Saat Purgatory tampil, mereka sempat berdakwah tentang fitnah akhir jaman, tentang eksistensi Dajjal si mata satu, yang simbolnya sudah banyak bertebaran, bahkan menurutnya sudah banyak band yang bersimbol mata sebelah. Tanpa mereka duga, di panggung yang sama, beberapa jam setelah pernyataan itu terlontar, sebuah band dengan simbol satu mata di masing-masing bass drumnya yang sepasang menjadi band terakhir yang meramaikan JRL tahun ini. Sang penutup festival itu adalah Deadsquad. Titel-titel andalan dari Manufaktur Replika Baptis, Hiperbola Dogma Monotheis, Dominasi Belati hingga Horror Vision, khatam mereka lafalkan. Meski Bagus mengkhawatirkan stamina Choki saat mereka tampil atas nama Netral tadi, ex-gitaris Base Jam itu tetap menunjukkan cabikan maut di fret gitarnya saat unjuk aksi bersama Deadsquad. Begitu pula dengan Boni yang siang harinya tampil di Pasar Seni ITB besama Raksasa, pengahayatannya tetap maksimal. Soal konstan tidaknya ketukan drum serta menderunya bunyi alat pukul itu, tak usahlah rasanya kita ragukan Deadsquad. Begitu juga mutu raungan Daniel. Sepertinya dia punya 2 pita suara dengan karakter bunyi yang juga berbeda. Stevi Item? Dia bahkan jauh lebih “gondrong” dibanding saat menggenjreng di Andra & The Backbone. Menjelang lagu pamungkas, Daniel menyatakan salut atas antusiasme hadirin yang tetap mendukung musik setan. Hail satan, katanya. Perhelatan semu merah-hitam memang menarik di panggung satu ini.
Pasukan mati
Atas pernyataan musik setan Deadsquad tadi, saya tertarik untuk menarik informasi lebih dalam. Melalui Twitter, saya bertanya ke Boni. Bassis yang di Twitter dikenal dengan nama @bijiganja itu menyatakan bahwa intinya pernyataan Daniel tidak bisa digeneralisir ke Deadsquad. “Itu mungkin pendapat Daniel doang, gue cenderung ga peduli, gue Cuma mainin musik yang gue suka”, begitu pungkasnya. Saya lalu menceritakan kisah yang dituturkan Purgatory tentang mata satu. Bagaimana Deadsquad memaknai simbol itu? Boni mengaku tak tahu dan tak peduli dengan makna simbol mata satu, ia juga menyatakan tak percaya takhayul. Menurut bassis tanpa rambut itu, penggunaan simbol satu mata adalah salah satu alat dagang, sama seperti band sebelum mereka yang menggunakan dakwah sebagai alat dagang.

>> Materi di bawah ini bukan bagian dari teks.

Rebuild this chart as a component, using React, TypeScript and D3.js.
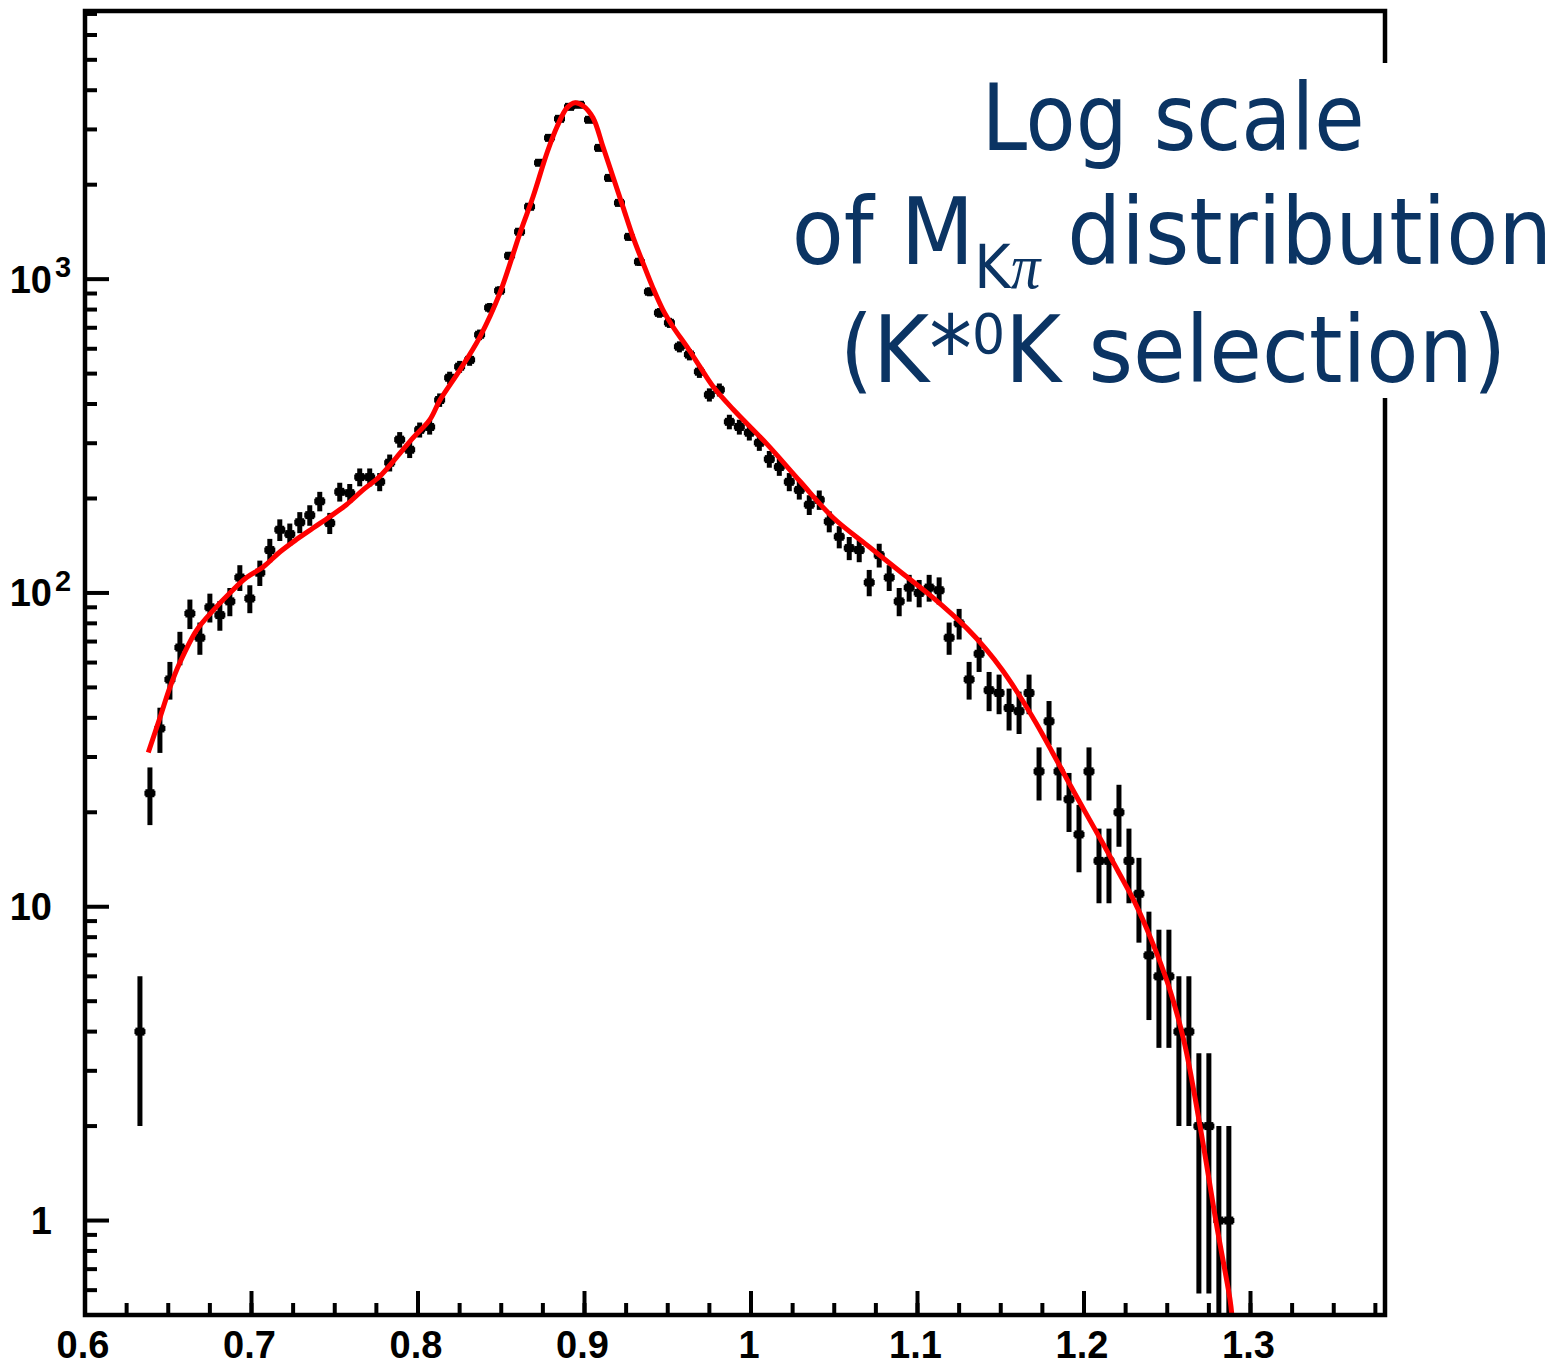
import React, { useEffect } from 'react';
import * as d3 from 'd3';

// ---------- data ----------
const binStart = 0.6;
const binWidth = 0.006;
const firstBin = 5;
// event counts per bin, bins 5 .. 114
const counts = [
  4, 23, 37, 53, 67, 86, 72, 90, 85, 94,
  112, 96, 116, 137, 159, 154, 168, 177, 196, 167,
  210, 208, 234, 234, 226, 260, 308, 286, 331, 338,
  412, 485, 526, 553, 665, 811, 919, 1187, 1416, 1701,
  2349, 2820, 3243, 3541, 3595, 3220, 2620, 2102, 1750, 1364,
  1136, 912, 781, 726, 609, 575, 507, 428, 444, 351,
  338, 324, 301, 267, 252, 226, 213, 191, 198, 169,
  151, 139, 137, 108, 132, 112, 94, 104, 100, 104,
  102, 72, 80, 53, 64, 49, 48, 43, 42, 48,
  27, 39, 27, 22, 17, 27, 14, 14, 20, 14,
  11, 7, 6, 6, 4, 4, 2, 2, 1, 1,
];

// fit curve samples
const fitX = [
  0.638, 0.645, 0.651, 0.657, 0.667, 0.677, 0.687, 0.697, 0.707, 0.717,
  0.727, 0.737, 0.747, 0.757, 0.767, 0.777, 0.787, 0.797, 0.807, 0.8132,
  0.8252, 0.8372, 0.8492, 0.8613, 0.8691, 0.8775, 0.8835, 0.8895, 0.8943, 0.8991,
  0.9051, 0.9111, 0.9171, 0.9231, 0.9291, 0.9351, 0.9411, 0.9471, 0.9532, 0.9616,
  0.9694, 0.9772, 0.9892, 1.0096, 1.0294, 1.0492, 1.0697, 1.0895, 1.1093, 1.1297,
  1.1411, 1.1508, 1.161, 1.1712, 1.1808, 1.191, 1.2006, 1.2108, 1.2204, 1.2306,
  1.2402, 1.2505, 1.2601, 1.2697, 1.2799, 1.2877, 1.2888,
];
const fitY = [
  31, 40, 50, 60, 76, 88, 100, 112, 121, 135,
  148, 161, 175, 191, 213, 235, 270, 312, 356, 412,
  514, 655, 904, 1405, 1830, 2528, 3060, 3516, 3650, 3570,
  3268, 2641, 2120, 1700, 1364, 1127, 938, 798, 704, 608,
  525, 455, 385, 298, 227, 174, 142, 117, 96.6, 77.1,
  66.2, 56.9, 47.3, 38.5, 31.2, 24.8, 20.1, 16.1, 13.0, 10.3,
  7.9, 5.66, 3.72, 2.0, 0.95, 0.56, 0.5,
];

const xMajorTicks = [0.6, 0.7, 0.8, 0.9, 1.0, 1.1, 1.2, 1.3];
const xMajorLabels = ['0.6', '0.7', '0.8', '0.9', '1', '1.1', '1.2', '1.3'];
const yMajorTicks = [1, 10, 100, 1000];

// ---------- layout ----------
const W = 1561;
const H = 1367;
const left = 85;
const right = 1385;
const top = 11;
const bottom = 1315;

const x = d3.scaleLinear().domain([0.6, 1.38]).range([left, 85 + 0.78 * 1665]);
const y = d3.scaleLog().domain([0.5, 7154]).range([bottom, top]);

const textColor = '#0b3463';

export default function App() {
  useEffect(() => {
    document.body.style.margin = '0';
    document.body.style.overflow = 'hidden';
  }, []);

  const minorX = d3.range(0, 32).map((i) => 0.6 + i * 0.025).filter((v) => v <= 1.3801);
  const minorY = y.ticks().filter((v) => v >= 0.5 && v <= 7154 && !yMajorTicks.includes(v));

  const points = counts.map((c, i) => {
    const bin = firstBin + i;
    const cx = binStart + (bin + 0.5) * binWidth;
    const err = Math.sqrt(c);
    return { cx, c, lo: Math.max(c - err, 0.5), hi: c + err };
  });

  const fitLine = d3
    .line<number>()
    .x((_, i) => x(fitX[i]))
    .y((d) => y(d))
    .curve(d3.curveCatmullRom.alpha(0.5));

  return (
    <svg width={W} height={H} style={{ position: 'absolute', left: 0, top: 0, background: '#fff' }}>
      <rect x={0} y={0} width={W} height={H} fill="#fff" />
      <defs>
        <clipPath id="plotClip">
          <rect x={left} y={top} width={right - left} height={bottom - top} />
        </clipPath>
      </defs>

      {/* data points */}
      <g stroke="#000" clipPath="url(#plotClip)">
        {points.map((p, i) => (
          <g key={i}>
            <line x1={x(p.cx)} x2={x(p.cx)} y1={y(p.lo)} y2={y(p.hi)} strokeWidth={5} />
            <line x1={x(p.cx) - 5.5} x2={x(p.cx) + 5.5} y1={y(p.c)} y2={y(p.c)} strokeWidth={5} />
            <rect x={x(p.cx) - 4.5} y={y(p.c) - 4} width={9} height={8} fill="#000" stroke="none" />
          </g>
        ))}
      </g>

      {/* fit curve */}
      <path
        d={fitLine(fitY) || ''}
        fill="none"
        stroke="#ff0000"
        strokeWidth={5}
        clipPath="url(#plotClip)"
      />

      {/* ticks */}
      <g stroke="#000" strokeWidth={4}>
        {minorX.map((v, i) => (
          <line key={'mx' + i} x1={x(v)} x2={x(v)} y1={bottom} y2={bottom - 12} />
        ))}
        {xMajorTicks.map((v, i) => (
          <line key={'Mx' + i} x1={x(v)} x2={x(v)} y1={bottom} y2={bottom - 24} />
        ))}
        {minorY.map((v, i) => (
          <line key={'my' + i} x1={left} x2={left + 12} y1={y(v)} y2={y(v)} />
        ))}
        {yMajorTicks.map((v, i) => (
          <line key={'My' + i} x1={left} x2={left + 24} y1={y(v)} y2={y(v)} />
        ))}
      </g>

      {/* frame */}
      <rect
        x={left}
        y={top}
        width={right - left}
        height={bottom - top}
        fill="none"
        stroke="#000"
        strokeWidth={4.5}
      />

      {/* tick labels */}
      <g fontFamily="Liberation Sans, Arial, sans-serif" fontWeight="bold" fontSize={38} fill="#000">
        {xMajorTicks.map((v, i) => (
          <text key={'xl' + i} x={x(v) - 2} y={1358} textAnchor="middle">
            {xMajorLabels[i]}
          </text>
        ))}
        <text x={52} y={y(1) + 13.5} textAnchor="end">1</text>
        <text x={52} y={y(10) + 13.5} textAnchor="end">10</text>
        <text x={52} y={y(100) + 13.5} textAnchor="end">10</text>
        <text x={55} y={y(100) - 2} fontSize={29} textAnchor="start">2</text>
        <text x={52} y={y(1000) + 13.5} textAnchor="end">10</text>
        <text x={55} y={y(1000) - 2} fontSize={29} textAnchor="start">3</text>
      </g>

      {/* annotation box */}
      <rect x={790} y={63} width={771} height={335} fill="#fff" />
      <g fontFamily="DejaVu Sans, Verdana, sans-serif" fill={textColor}>
        <g transform="translate(1173,150) scale(0.89,1)">
          <text textAnchor="middle" fontSize={92}>Log scale</text>
        </g>
        <g transform="translate(1172,264) scale(0.925,1)">
          <text textAnchor="middle" fontSize={92}>
            of M
            <tspan fontSize={60} dy={24}>K</tspan>
            <tspan fontSize={64} fontFamily="Liberation Serif, serif" fontStyle="italic">π</tspan>
            <tspan fontSize={92} dy={-24}> distribution</tspan>
          </text>
        </g>
        <g transform="translate(1173,382) scale(0.93,1)">
          <text textAnchor="middle" fontSize={92}>
            (K*
            <tspan fontSize={56} dy={-29}>0</tspan>
            <tspan fontSize={92} dy={29}>K selection)</tspan>
          </text>
        </g>
      </g>
    </svg>
  );
}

Di JRL 2010, ada 8 panggung yang hampir seluruhnya diisi penampil secara serentak. Hal itu tentu mengakibatkan tingginya Opportunity Cost, apalagi bila 2 atau lebih band yang wajib tonton, tak bisa kita saksikan karena waktu tampilnya yang beririsan. Demikian pula yang saya alami. Satelah puas dengan penampilan Royal Ego, saya menuju bibir sebuah panggung yang masih dipadati penonton, padahal arena artis telah gelap. Mereka meneriakkan satu kalimat yang sama, We Want More! Saya lalu bertanya pada seseorang, band apa tadi yang tampil? Mutemath katanya. Bahkan musisi yang baru lengser panggung itu menyuguhkan penampilan terbaik hari itu. Lemas rasanya setelah mengetahui bahwa saya telah melewatkan menu utama. Apalagi saat maraknya ulasan di media tentang betapa perkasanya Stryper dan Wolfmother yang tidak saya tonton, menyesal rasanya. Karenanya, saya berintrospeksi bahwa jika ada sebuah konser, maka pelajari dulu band-band yang akan hadir di pentas itu. Jika ada band internasional yang hadir, dahulukanlah untuk menyaksikan mereka. Kapan lagi bisa dengan langsung menyaksikan musisi kelas global? Selanjutnya, agar seni audiovisual bisa dikalibrasi menjadi seni visual, siapkan kamera dan baterai cadangan (karena masalah dengan catu daya, kamera tidak bisa saya gunakan. Kamera handphone yang kualitasnya lebih rendah akhirnya jadi pilihan). Terakhir, tempatilah posisi strategis di sekitar panggung, siapa tahu kita dikaruniai oleh-oleh gratis. Akibat tips terakhir tadi, saya beruntung membawa pulang 1 pick gitar Donijantoro Koil dan 1 stik drum Purgatory.
Secara keseluruhan, saya puas dan bersyukur bisa hadir di Java Rockin’ Land 2010. Karena kabarnya Metallica akan hadir di JRL tahun depan, mari menabung untuk Java Rockin’land 2011.